02-23-2015 | Mechanical Cognition I
Why would the machines think like us? The reason for this has nothing to do with our ways of thinking being objectively right or unique. Rather, it has to do with what I'll dub the 'big data food chain'. These AIs, if they are to emerge as plausible forms of general intelligence, will have to learn by consuming the vast electronic trails of human experience and human interests. For this is the biggest repository of general facts about the world that we have available. To break free of restricted uni-dimensional domains, these AIs will have to trawl the mundane seas of words and images that we lay down on Facebook, Google, Amazon, and Twitter. Where before they may have been force-fed a diet of astronomical objects or protein-folding puzzles, the break-through general intelligences will need a richer and more varied diet. That diet will be the massed strata of human experience preserved in our daily electronic media.

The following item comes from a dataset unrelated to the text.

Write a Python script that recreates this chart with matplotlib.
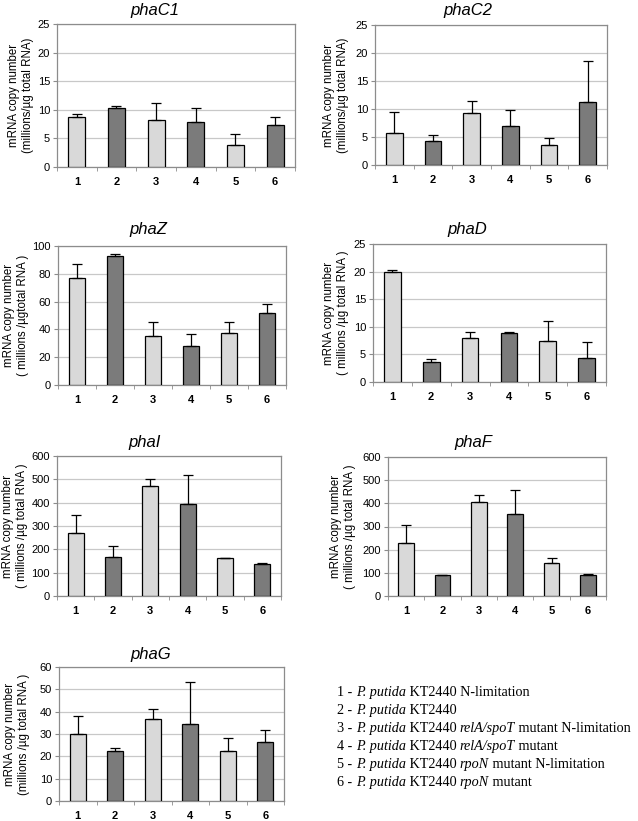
import matplotlib
matplotlib.use("Agg")
import matplotlib.pyplot as plt
import numpy as np

plt.rcParams['font.family'] = ['Liberation Sans', 'DejaVu Sans']

categories = ['1', '2', '3', '4', '5', '6']

phaC1_vals = [8.7, 10.3, 8.2, 7.8, 3.9, 7.3]
phaC1_err = [0.6, 0.4, 3.0, 2.5, 1.8, 1.4]
phaC2_vals = [5.8, 4.3, 9.3, 6.9, 3.6, 11.3]
phaC2_err = [3.6, 1.1, 2.2, 2.9, 1.2, 7.3]
phaZ_vals = [77, 93, 35.5, 28, 37.5, 51.5]
phaZ_err = [10, 1, 9.5, 9, 7.5, 6.5]
phaD_vals = [20.0, 3.7, 7.9, 8.9, 7.4, 4.4]
phaD_err = [0.3, 0.5, 1.2, 0.1, 3.7, 2.8]
phaI_vals = [268, 168, 473, 396, 163, 137]
phaI_err = [79, 47, 30, 124, 0, 3]
phaF_vals = [227, 90, 406, 355, 143, 90]
phaF_err = [80, 0, 30, 104, 22, 3]
phaG_vals = [30.0, 22.3, 36.8, 34.5, 22.4, 26.6]
phaG_err = [8.0, 1.4, 4.4, 18.6, 6.0, 5.0]

titles = ['phaC1', 'phaC2', 'phaZ', 'phaD', 'phaI', 'phaF', 'phaG']
ylabels = [
    'mRNA copy number\n(millions/µg total RNA)',
    'mRNA copy number\n(millions/µg total RNA)',
    'mRNA copy number\n( millions /µgtotal RNA )',
    'mRNA copy number\n( millions /µg total RNA )',
    'mRNA copy number\n( millions /µg total RNA )',
    'mRNA copy number\n( millions /µg total RNA )',
    'mRNA copy number\n(millions /µg total RNA )',
]
ymaxes = [25, 25, 100, 25, 600, 600, 60]
ysteps = [5, 5, 20, 5, 100, 100, 10]
values = [phaC1_vals, phaC2_vals, phaZ_vals, phaD_vals, phaI_vals, phaF_vals, phaG_vals]
errors = [phaC1_err, phaC2_err, phaZ_err, phaD_err, phaI_err, phaF_err, phaG_err]

# legend lines as (text, italic) pieces
legend_lines = [
    [('1 - ', False), ('P. putida', True), (' KT2440 N-limitation', False)],
    [('2 - ', False), ('P. putida', True), (' KT2440', False)],
    [('3 - ', False), ('P. putida', True), (' KT2440 ', False), ('relA/spoT', True), (' mutant N-limitation', False)],
    [('4 - ', False), ('P. putida', True), (' KT2440 ', False), ('relA/spoT', True), (' mutant', False)],
    [('5 - ', False), ('P. putida', True), (' KT2440 ', False), ('rpoN', True), (' mutant N-limitation', False)],
    [('6 - ', False), ('P. putida', True), (' KT2440 ', False), ('rpoN', True), (' mutant', False)],
]

W, H = 638, 821
fig = plt.figure(figsize=(W / 100, H / 100), dpi=100)

boxes = [(57, 295, 24, 167), (375, 607, 25, 165), (58, 286, 246, 385),
         (373, 606, 244, 382), (57, 281, 456, 596), (388, 606, 457, 596),
         (59, 284, 667, 801)]
title_pos = [(155, 10), (468, 10), (148, 229), (467, 229), (145, 442), (473, 442), (151, 655)]
ylab_x = [21, 336, 16, 336, 15, 343, 17]

light = '#d9d9d9'
dark = '#7b7b7b'
frame = '#8c8c8c'
gridc = '#c8c8c8'

for i in range(7):
    l, r, t, b = boxes[i]
    ax = fig.add_axes([l / W, 1 - b / H, (r - l) / W, (b - t) / H])
    x = np.arange(1, 7)
    colors = [light if k % 2 == 0 else dark for k in range(6)]
    ax.bar(x, values[i], width=0.43, color=colors, edgecolor='black', linewidth=0.9, zorder=3)
    ax.errorbar(x, values[i], yerr=[np.zeros(6), errors[i]], fmt='none', ecolor='black',
                elinewidth=0.9, capsize=3.5, capthick=0.9, zorder=4)
    ax.set_xlim(0.5, 6.5)
    ax.set_ylim(0, ymaxes[i])
    ax.set_yticks(np.arange(0, ymaxes[i] + 0.1, ysteps[i]))
    ax.yaxis.grid(True, color=gridc, linewidth=0.9, zorder=0)
    ax.set_axisbelow(True)
    ax.set_xticks(x)
    ax.set_xticklabels(categories, fontweight='bold', fontsize=8)
    ax.set_xticks(np.arange(0.5, 7, 1), minor=True)
    ax.tick_params(axis='x', which='major', length=0, pad=7)
    ax.tick_params(axis='x', which='minor', length=3, color=frame, direction='out')
    ax.tick_params(axis='y', length=3, color=frame, labelsize=8, pad=2)
    for s in ax.spines.values():
        s.set_color(frame)
        s.set_linewidth(0.9)
    tx, ty = title_pos[i]
    fig.text(tx / W, 1 - ty / H, titles[i], fontsize=12, style='italic', ha='center', va='center')
    fig.text(ylab_x[i] / W, 1 - ((t + b) / 2) / H, ylabels[i], rotation=90, fontsize=8.3,
             ha='center', va='center', linespacing=1.15, multialignment='center')

renderer = fig.canvas.get_renderer()
leg_y = [696, 714, 732, 750, 768, 786]
for pieces, yy in zip(legend_lines, leg_y):
    xpx = 337.0
    for txt, it in pieces:
        st = 'italic' if it else 'normal'
        fig.text(xpx / W, 1 - yy / H, txt, fontsize=10.2, family='Liberation Serif',
                 style=st, ha='left', va='baseline')
        probe = fig.text(0, 0, txt.replace(' ', '\u00a0') + '|', fontsize=10.2,
                         family='Liberation Serif', style=st)
        bar = fig.text(0, 0, '|', fontsize=10.2, family='Liberation Serif', style=st)
        wpx = probe.get_window_extent(renderer).width - bar.get_window_extent(renderer).width
        probe.remove()
        bar.remove()
        xpx += wpx

fig.savefig('out.png', dpi=100)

The statistical baths in which we immerse these potent learning machines will thus be all-too-familiar. They will feed off the fossil trails of our own engagements, a zillion images of bouncing babies, bouncing balls, LOL-cats, and potatoes that look like the Pope. These are the things that they must crunch into a multi-level world-model, finding the features, entities, and properties (latent variables) that best capture the streams of data to which they are exposed. Fed on such a diet, these AIs may have little choice but to develop a world-model that has much in common with our own. They are probably more in danger of becoming super-Mario freaks than becoming super-villains intent on world-domination.